The extras are all in HD. A series of featurettes present the cast and crew as genuinely thrilled to be having so much fun making a monster-crime-inner city thriller, even in freezing temperatures. The young actors are hip to the movie game yet exude a kind of "I got out of school to do this!" exuberance that probably was the factor that got them hired. An extra called Unfilmed Action lets us know that plenty of planned sequences had to be dropped -- the movie doesn't look like it, but its budget only went so far. The disc also carries a pair of commentaries with the director and the cast, for those Anglophiles utterly charmed by this bright mob of London talent.

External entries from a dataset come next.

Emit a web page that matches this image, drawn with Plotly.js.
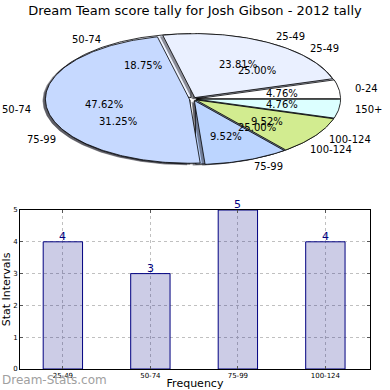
<!DOCTYPE html>
<html>
<head>
<meta charset="utf-8">
<script src="https://cdn.plot.ly/plotly-3.0.1.min.js"></script>
<style>html,body{margin:0;padding:0;background:#fff;}#chart{width:390px;height:390px;}</style>
</head>
<body>
<div id="chart"></div>
<script>
// ---- data ----
const chartTitle = 'Dream Team score tally for Josh Gibson - 2012 tally';
const pieALabels = ['0-24', '25-49', '50-74', '75-99', '100-124', '150+'];
const pieAValues = [1, 5, 10, 2, 2, 1];
const pieAColors = ['#ffffff', '#eaf0ff', '#c6d9ff', '#bcd5ff', '#d2ec90', '#dcffff'];
const pieBLabels = ['25-49', '50-74', '75-99', '100-124'];
const pieBValues = [4, 3, 5, 4];
const pieBColors = ['#eaf0ff', '#eef3ff', '#c6d9ff', '#bcd5ff'];
const barCategories = ['25-49', '50-74', '75-99', '100-124'];
const barValues = [4, 3, 5, 4];
const yTickVals = [0, 1, 2, 3, 4, 5];

// ---- pie geometry (in the overlay axes, units = pixels) ----
const CX = 193, CY = 99, RX = 144, RY = 64, EXPLODE = 0.025;
const FONT = 'DejaVu Sans, sans-serif';
const traces = [];
const annotations = [];

function wedgePoly(cx, cy, a1, a2, dx, dy) {
  const xs = [cx + dx], ys = [cy + dy];
  const n = Math.max(2, Math.ceil((a2 - a1) / 1));
  for (let i = 0; i <= n; i++) {
    const t = (a1 + (a2 - a1) * i / n) * Math.PI / 180;
    xs.push(cx + dx + RX * Math.cos(t));
    ys.push(cy + dy - RY * Math.sin(t));
  }
  xs.push(cx + dx); ys.push(cy + dy);
  return {xs, ys};
}

function addPie(labels, values, colors) {
  const total = values.reduce((a, b) => a + b, 0);
  const wedges = [];
  let start = 0;
  values.forEach((v, i) => {
    const span = v / total * 360;
    const mid = (start + span / 2) * Math.PI / 180;
    const dx = EXPLODE * RX * Math.cos(mid), dy = -EXPLODE * RY * Math.sin(mid);
    wedges.push({a1: start, a2: start + span, mid, dx, dy, i, pct: v / total * 100});
    start += span;
  });
  // shadows
  wedges.forEach(w => {
    const p = wedgePoly(CX - 0.02 * RX, CY + 0.02 * RY, w.a1, w.a2, w.dx, w.dy);
    traces.push({type: 'scatter', mode: 'lines', x: p.xs, y: p.ys, xaxis: 'x2', yaxis: 'y2',
      fill: 'toself', fillcolor: 'rgba(40,40,50,0.5)', line: {width: 0}, hoverinfo: 'skip', showlegend: false});
  });
  // wedges
  wedges.forEach(w => {
    const p = wedgePoly(CX, CY, w.a1, w.a2, w.dx, w.dy);
    traces.push({type: 'scatter', mode: 'lines', x: p.xs, y: p.ys, xaxis: 'x2', yaxis: 'y2',
      fill: 'toself', fillcolor: colors[w.i], line: {color: '#000', width: 0.8}, hoverinfo: 'skip', showlegend: false});
  });
  // texts
  wedges.forEach(w => {
    const c = Math.cos(w.mid), s = Math.sin(w.mid);
    annotations.push({xref: 'x2', yref: 'y2', x: CX + w.dx + 1.1 * RX * c, y: CY + w.dy - 1.1 * RY * s,
      text: labels[w.i], showarrow: false, xanchor: c >= 0 ? 'left' : 'right', yanchor: 'middle',
      font: {family: FONT, size: 10, color: '#000'}});
    annotations.push({xref: 'x2', yref: 'y2', x: CX + w.dx + 0.6 * RX * c, y: CY + w.dy - 0.6 * RY * s,
      text: w.pct.toFixed(2) + '%', showarrow: false, xanchor: 'center', yanchor: 'middle',
      font: {family: FONT, size: 10, color: '#000'}});
  });
}

addPie(pieBLabels, pieBValues, pieBColors);
addPie(pieALabels, pieAValues, pieAColors);

// ---- bar chart ----
traces.push({
  type: 'bar', x: barCategories, y: barValues, xaxis: 'x', yaxis: 'y', width: 0.45,
  marker: {color: 'rgba(0,0,128,0.2)', line: {color: '#000080', width: 1}},
  hoverinfo: 'skip', showlegend: false
});
barCategories.forEach((c, i) => {
  annotations.push({xref: 'x', yref: 'y', x: c, y: barValues[i], text: String(barValues[i]),
    showarrow: false, xanchor: 'center', yanchor: 'bottom', yshift: -3,
    font: {family: FONT, size: 11, color: '#000080'}});
});

annotations.push({xref: 'paper', yref: 'paper', x: 0, y: 10 / 390, xanchor: 'left', yanchor: 'middle',
  text: 'Dream-Stats.com', showarrow: false, font: {family: FONT, size: 12, color: '#a0a0a0'}});

const layout = {
  width: 390, height: 390,
  margin: {l: 0, r: 0, t: 0, b: 0},
  paper_bgcolor: '#fff', plot_bgcolor: 'rgba(0,0,0,0)',
  font: {family: FONT, color: '#000'},
  title: {text: chartTitle, font: {family: FONT, size: 13, color: '#000'}, x: 0.5, xanchor: 'center',
    y: 1 - 10 / 390, yref: 'container', yanchor: 'middle'},
  showlegend: false,
  xaxis: {domain: [20 / 390, 370 / 390], anchor: 'y', type: 'category', range: [-0.49, 3.51],
    showline: true, linecolor: '#000', linewidth: 1, mirror: 'ticks', ticks: 'inside', ticklen: 3, tickcolor: '#555',
    showgrid: true, gridcolor: '#c0c0c0', griddash: 'dot', gridwidth: 1,
    tickfont: {family: FONT, size: 7, color: '#000'},
    title: {text: 'Frequency', font: {family: FONT, size: 11, color: '#000'}, standoff: 13}, zeroline: false},
  yaxis: {domain: [21 / 390, 180 / 390], anchor: 'x', range: [0, 5], tickvals: yTickVals,
    showline: true, linecolor: '#000', linewidth: 1, mirror: 'ticks', ticks: 'inside', ticklen: 3, tickcolor: '#555',
    showgrid: true, gridcolor: '#c0c0c0', griddash: 'dot', gridwidth: 1,
    tickfont: {family: FONT, size: 7, color: '#000'},
    title: {text: 'Stat Intervals', font: {family: FONT, size: 11, color: '#000'}, standoff: 3}, zeroline: false},
  xaxis2: {domain: [0, 1], anchor: 'y2', range: [0, 390], visible: false, fixedrange: true},
  yaxis2: {domain: [200 / 390, 370 / 390], anchor: 'x2', range: [190, 20], visible: false, fixedrange: true},
  annotations: annotations
};

Plotly.newPlot('chart', traces, layout, {staticPlot: true});
</script>
</body>
</html>
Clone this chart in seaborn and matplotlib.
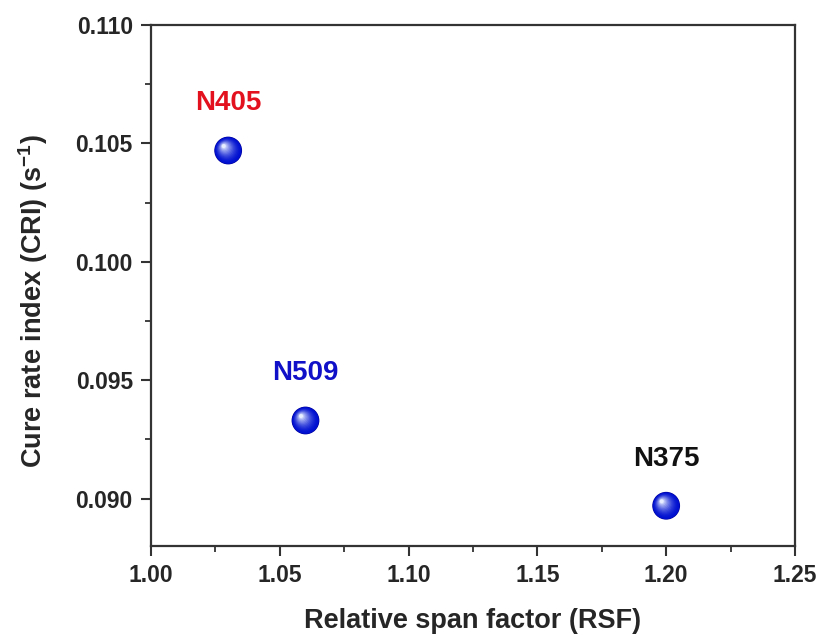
import numpy as np
import pandas as pd
import matplotlib
matplotlib.use("Agg")
import matplotlib.pyplot as plt
import matplotlib.transforms as mtransforms
from matplotlib.colors import to_rgb
import seaborn as sns

# data
grades = ["N405", "N509", "N375"]
rsf = [1.03, 1.06, 1.20]
cri = [0.1047, 0.0933, 0.0897]
label_colors = ["#e3101e", "#1010c8", "#111111"]

df = pd.DataFrame({"grade": grades, "rsf": rsf, "cri": cri})

sns.set_style("ticks")
plt.rcParams["font.family"] = ["Liberation Sans", "DejaVu Sans"]
plt.rcParams["font.weight"] = "bold"
plt.rcParams["mathtext.fontset"] = "custom"
plt.rcParams["mathtext.rm"] = "Liberation Sans:bold"
plt.rcParams["mathtext.bf"] = "Liberation Sans:bold"

fig = plt.figure(figsize=(8.2, 6.38), dpi=100)
ax = fig.add_axes([0.184, 0.1442, 0.7855, 0.8166])

# base of the sphere
sns.scatterplot(data=df, x="rsf", y="cri", ax=ax, s=400, color="#00009a",
                edgecolor="none", legend=False, zorder=3)

# fake 3D shading: lighter discs shifted toward the upper left
dark = np.array(to_rgb("#0010d0"))
light = np.array(to_rgb("#e6eeff"))
n = 14
for i in range(n):
    t = i / (n - 1)
    col = dark + (light - dark) * t ** 1.8
    size = 360 * (1 - t) ** 1.6 + 8
    shift = 3.2 * t
    off = mtransforms.ScaledTranslation(-shift / 72, shift / 72, fig.dpi_scale_trans)
    ax.scatter(df["rsf"], df["cri"], s=size, color=col, edgecolor="none",
               transform=ax.transData + off, zorder=4)

for g, x, y, c in zip(grades, rsf, cri, label_colors):
    ax.annotate(g, (x, y), xytext=(0, 34), textcoords="offset points",
                ha="center", va="center", color=c, fontsize=20, fontweight="bold")

ax.set_xlim(1.00, 1.25)
ax.set_ylim(0.088, 0.110)
ax.set_xticks(np.arange(1.00, 1.2501, 0.05))
ax.set_yticks(np.arange(0.090, 0.1101, 0.005))
ax.set_xticks(np.arange(1.025, 1.25, 0.05), minor=True)
ax.set_yticks(np.arange(0.0925, 0.110, 0.005), minor=True)
ax.xaxis.set_major_formatter(matplotlib.ticker.FormatStrFormatter("%.2f"))
ax.yaxis.set_major_formatter(matplotlib.ticker.FormatStrFormatter("%.3f"))

for side in ["top", "right", "bottom", "left"]:
    ax.spines[side].set_visible(True)
    ax.spines[side].set_linewidth(1.6)
    ax.spines[side].set_color("#333333")
ax.tick_params(which="major", direction="out", length=7, width=1.5,
               labelsize=16.5, color="#333333", pad=6)
ax.tick_params(which="minor", direction="out", length=4, width=1.3, color="#333333")
for lab in ax.get_xticklabels() + ax.get_yticklabels():
    lab.set_fontweight("bold")

ax.set_xlabel("Relative span factor (RSF)", fontsize=19.5, fontweight="bold", labelpad=15)
ax.set_ylabel("Cure rate index (CRI) (s$^{-1}$)", fontsize=19.5, fontweight="bold", labelpad=18)
ax.yaxis.label.set_y(0.47)

fig.savefig("out.png", dpi=100, facecolor="white")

The 'special effects' featurette was quite an eye opener, as we assumed that the monsters were all CGI in origin (maybe some shots still are). Seeing the cast interacting with the enthusiastic movement artiste Terry Notary shows where the action scenes get their feeling of immediacy and freshness: the cast can react and interact with a monster that's really there, that they can see with their own eyes. It also proves that director Cornish had to do it all on the set, under the pressure of production. Tweaking the monster scenes was not spread out over weeks of coffee and cakes in an effects house, giving instructions to an army of animators. What a concept!


On a scale of Excellent, Good, Fair, and Poor, Attack the Block Blu-ray rates:
Movie: Excellent
Video: Excellent
Sound: Excellent
Audio: English stereo
Subtitles: English
Supplements: 2 commentaries, featurettes: Behind the Block, Creature Feature, Meet the Gang, Unfilmed Action, That's a Rap and Special Effects.
Packaging: Keep case
Reviewed: October 9, 2011

Footnotes:

1. I'm sure that a research looksee at the late 1930s will find articles deploring the anti-social activities of the screen punks The Dead End Kids / The Bowery Boys. Hey, they came from disadvantaged neighborhoods! If Attack the Block were to make its heroes sweet and inoffensive little slum angels, perhaps with a nice white kid leader, it would simply be saying, "invalid show here".

As for critics infuriated that these criminal punks are being treated as heroes, do they really expect the movies to conform to their fantasies of denial? Allow kids to be raised in conditions without hope for advancement and plenty of vice and crime to show them how to live, and they aren't going to turn out like little gentlemen. Attack the Block's little crooks will seem benign to anybody who knows what conditions really are in the poorest sections of any real city, most anywhere.